* Short exercise
Copy all of the material word for word, except for the pictures.

+++

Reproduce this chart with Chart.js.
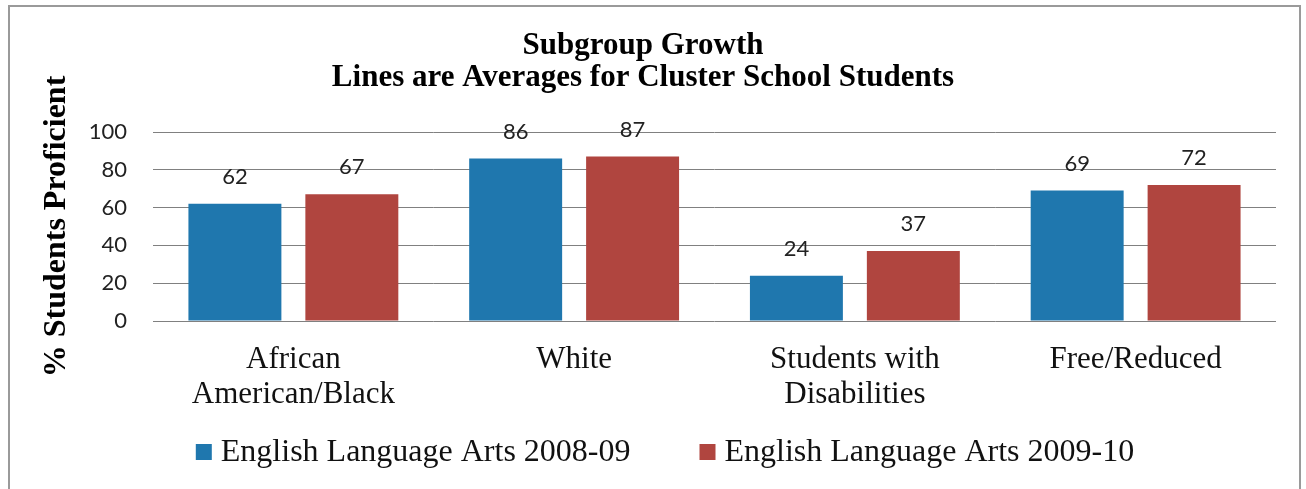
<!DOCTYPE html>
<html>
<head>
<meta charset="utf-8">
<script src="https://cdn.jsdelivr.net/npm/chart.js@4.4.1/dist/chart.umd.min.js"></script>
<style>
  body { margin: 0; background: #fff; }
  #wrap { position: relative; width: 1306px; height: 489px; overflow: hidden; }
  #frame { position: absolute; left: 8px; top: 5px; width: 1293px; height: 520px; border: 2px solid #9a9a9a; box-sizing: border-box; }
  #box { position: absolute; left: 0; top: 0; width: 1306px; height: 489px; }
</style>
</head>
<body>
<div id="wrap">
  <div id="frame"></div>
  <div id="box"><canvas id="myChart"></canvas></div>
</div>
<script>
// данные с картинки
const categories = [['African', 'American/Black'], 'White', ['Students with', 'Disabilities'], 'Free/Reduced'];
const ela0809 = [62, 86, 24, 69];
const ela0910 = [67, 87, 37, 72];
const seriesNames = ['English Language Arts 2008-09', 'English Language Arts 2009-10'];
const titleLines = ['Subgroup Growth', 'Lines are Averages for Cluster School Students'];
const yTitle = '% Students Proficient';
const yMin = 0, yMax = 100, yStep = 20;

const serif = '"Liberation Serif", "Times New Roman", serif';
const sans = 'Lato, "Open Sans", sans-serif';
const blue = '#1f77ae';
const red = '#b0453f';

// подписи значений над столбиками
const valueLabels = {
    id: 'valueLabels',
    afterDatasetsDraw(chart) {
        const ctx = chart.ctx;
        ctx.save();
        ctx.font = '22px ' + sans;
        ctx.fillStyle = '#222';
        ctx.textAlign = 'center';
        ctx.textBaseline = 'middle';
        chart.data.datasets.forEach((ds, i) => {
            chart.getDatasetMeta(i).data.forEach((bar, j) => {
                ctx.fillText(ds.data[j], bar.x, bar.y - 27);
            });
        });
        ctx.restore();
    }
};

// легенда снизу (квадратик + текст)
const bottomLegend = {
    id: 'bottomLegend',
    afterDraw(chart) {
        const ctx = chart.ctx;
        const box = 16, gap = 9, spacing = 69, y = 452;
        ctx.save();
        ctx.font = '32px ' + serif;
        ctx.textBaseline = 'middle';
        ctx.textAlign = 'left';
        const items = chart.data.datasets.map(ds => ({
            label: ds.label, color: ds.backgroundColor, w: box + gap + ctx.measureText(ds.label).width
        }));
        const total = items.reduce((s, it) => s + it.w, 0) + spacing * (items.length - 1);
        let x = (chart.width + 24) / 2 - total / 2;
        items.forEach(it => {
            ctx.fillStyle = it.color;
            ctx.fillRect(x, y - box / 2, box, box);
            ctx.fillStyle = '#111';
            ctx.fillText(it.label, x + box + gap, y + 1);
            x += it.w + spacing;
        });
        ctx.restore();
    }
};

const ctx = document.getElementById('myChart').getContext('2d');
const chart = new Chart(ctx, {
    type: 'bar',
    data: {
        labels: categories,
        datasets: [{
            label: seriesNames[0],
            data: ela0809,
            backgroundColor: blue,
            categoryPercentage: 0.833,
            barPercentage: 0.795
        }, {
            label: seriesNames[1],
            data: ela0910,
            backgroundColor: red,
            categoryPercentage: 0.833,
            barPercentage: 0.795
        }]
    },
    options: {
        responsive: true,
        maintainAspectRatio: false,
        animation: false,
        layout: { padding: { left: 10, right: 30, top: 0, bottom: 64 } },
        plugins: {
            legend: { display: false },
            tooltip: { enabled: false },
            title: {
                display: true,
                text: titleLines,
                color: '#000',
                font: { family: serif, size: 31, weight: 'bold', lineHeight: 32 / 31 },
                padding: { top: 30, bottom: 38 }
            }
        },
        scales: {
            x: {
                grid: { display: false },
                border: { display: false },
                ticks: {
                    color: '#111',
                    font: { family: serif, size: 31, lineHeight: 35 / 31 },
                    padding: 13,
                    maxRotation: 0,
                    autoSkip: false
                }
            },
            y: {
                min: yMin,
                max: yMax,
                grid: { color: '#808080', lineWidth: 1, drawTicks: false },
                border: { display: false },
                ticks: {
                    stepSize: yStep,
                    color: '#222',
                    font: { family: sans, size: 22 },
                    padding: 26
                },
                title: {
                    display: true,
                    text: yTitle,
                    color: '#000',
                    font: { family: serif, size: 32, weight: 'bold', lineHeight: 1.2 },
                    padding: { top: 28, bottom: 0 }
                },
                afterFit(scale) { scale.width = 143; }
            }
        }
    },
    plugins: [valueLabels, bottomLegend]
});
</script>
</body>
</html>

+++

* Output of the exercise
Reproduce this chart with Chart.js.
<!DOCTYPE html>
<html>
<head>
<meta charset="utf-8">
<script src="https://cdn.jsdelivr.net/npm/chart.js@4.4.1/dist/chart.umd.min.js"></script>
<style>
  body { margin: 0; background: #fff; }
  #wrap { position: relative; width: 1306px; height: 489px; overflow: hidden; }
  #frame { position: absolute; left: 8px; top: 5px; width: 1293px; height: 520px; border: 2px solid #9a9a9a; box-sizing: border-box; }
  #box { position: absolute; left: 0; top: 0; width: 1306px; height: 489px; }
</style>
</head>
<body>
<div id="wrap">
  <div id="frame"></div>
  <div id="box"><canvas id="myChart"></canvas></div>
</div>
<script>
// данные с картинки
const categories = [['African', 'American/Black'], 'White', ['Students with', 'Disabilities'], 'Free/Reduced'];
const ela0809 = [62, 86, 24, 69];
const ela0910 = [67, 87, 37, 72];
const seriesNames = ['English Language Arts 2008-09', 'English Language Arts 2009-10'];
const titleLines = ['Subgroup Growth', 'Lines are Averages for Cluster School Students'];
const yTitle = '% Students Proficient';
const yMin = 0, yMax = 100, yStep = 20;

const serif = '"Liberation Serif", "Times New Roman", serif';
const sans = 'Lato, "Open Sans", sans-serif';
const blue = '#1f77ae';
const red = '#b0453f';

// подписи значений над столбиками
const valueLabels = {
    id: 'valueLabels',
    afterDatasetsDraw(chart) {
        const ctx = chart.ctx;
        ctx.save();
        ctx.font = '22px ' + sans;
        ctx.fillStyle = '#222';
        ctx.textAlign = 'center';
        ctx.textBaseline = 'middle';
        chart.data.datasets.forEach((ds, i) => {
            chart.getDatasetMeta(i).data.forEach((bar, j) => {
                ctx.fillText(ds.data[j], bar.x, bar.y - 27);
            });
        });
        ctx.restore();
    }
};

// легенда снизу (квадратик + текст)
const bottomLegend = {
    id: 'bottomLegend',
    afterDraw(chart) {
        const ctx = chart.ctx;
        const box = 16, gap = 9, spacing = 69, y = 452;
        ctx.save();
        ctx.font = '32px ' + serif;
        ctx.textBaseline = 'middle';
        ctx.textAlign = 'left';
        const items = chart.data.datasets.map(ds => ({
            label: ds.label, color: ds.backgroundColor, w: box + gap + ctx.measureText(ds.label).width
        }));
        const total = items.reduce((s, it) => s + it.w, 0) + spacing * (items.length - 1);
        let x = (chart.width + 24) / 2 - total / 2;
        items.forEach(it => {
            ctx.fillStyle = it.color;
            ctx.fillRect(x, y - box / 2, box, box);
            ctx.fillStyle = '#111';
            ctx.fillText(it.label, x + box + gap, y + 1);
            x += it.w + spacing;
        });
        ctx.restore();
    }
};

const ctx = document.getElementById('myChart').getContext('2d');
const chart = new Chart(ctx, {
    type: 'bar',
    data: {
        labels: categories,
        datasets: [{
            label: seriesNames[0],
            data: ela0809,
            backgroundColor: blue,
            categoryPercentage: 0.833,
            barPercentage: 0.795
        }, {
            label: seriesNames[1],
            data: ela0910,
            backgroundColor: red,
            categoryPercentage: 0.833,
            barPercentage: 0.795
        }]
    },
    options: {
        responsive: true,
        maintainAspectRatio: false,
        animation: false,
        layout: { padding: { left: 10, right: 30, top: 0, bottom: 64 } },
        plugins: {
            legend: { display: false },
            tooltip: { enabled: false },
            title: {
                display: true,
                text: titleLines,
                color: '#000',
                font: { family: serif, size: 31, weight: 'bold', lineHeight: 32 / 31 },
                padding: { top: 30, bottom: 38 }
            }
        },
        scales: {
            x: {
                grid: { display: false },
                border: { display: false },
                ticks: {
                    color: '#111',
                    font: { family: serif, size: 31, lineHeight: 35 / 31 },
                    padding: 13,
                    maxRotation: 0,
                    autoSkip: false
                }
            },
            y: {
                min: yMin,
                max: yMax,
                grid: { color: '#808080', lineWidth: 1, drawTicks: false },
                border: { display: false },
                ticks: {
                    stepSize: yStep,
                    color: '#222',
                    font: { family: sans, size: 22 },
                    padding: 26
                },
                title: {
                    display: true,
                    text: yTitle,
                    color: '#000',
                    font: { family: serif, size: 32, weight: 'bold', lineHeight: 1.2 },
                    padding: { top: 28, bottom: 0 }
                },
                afterFit(scale) { scale.width = 143; }
            }
        }
    },
    plugins: [valueLabels, bottomLegend]
});
</script>
</body>
</html>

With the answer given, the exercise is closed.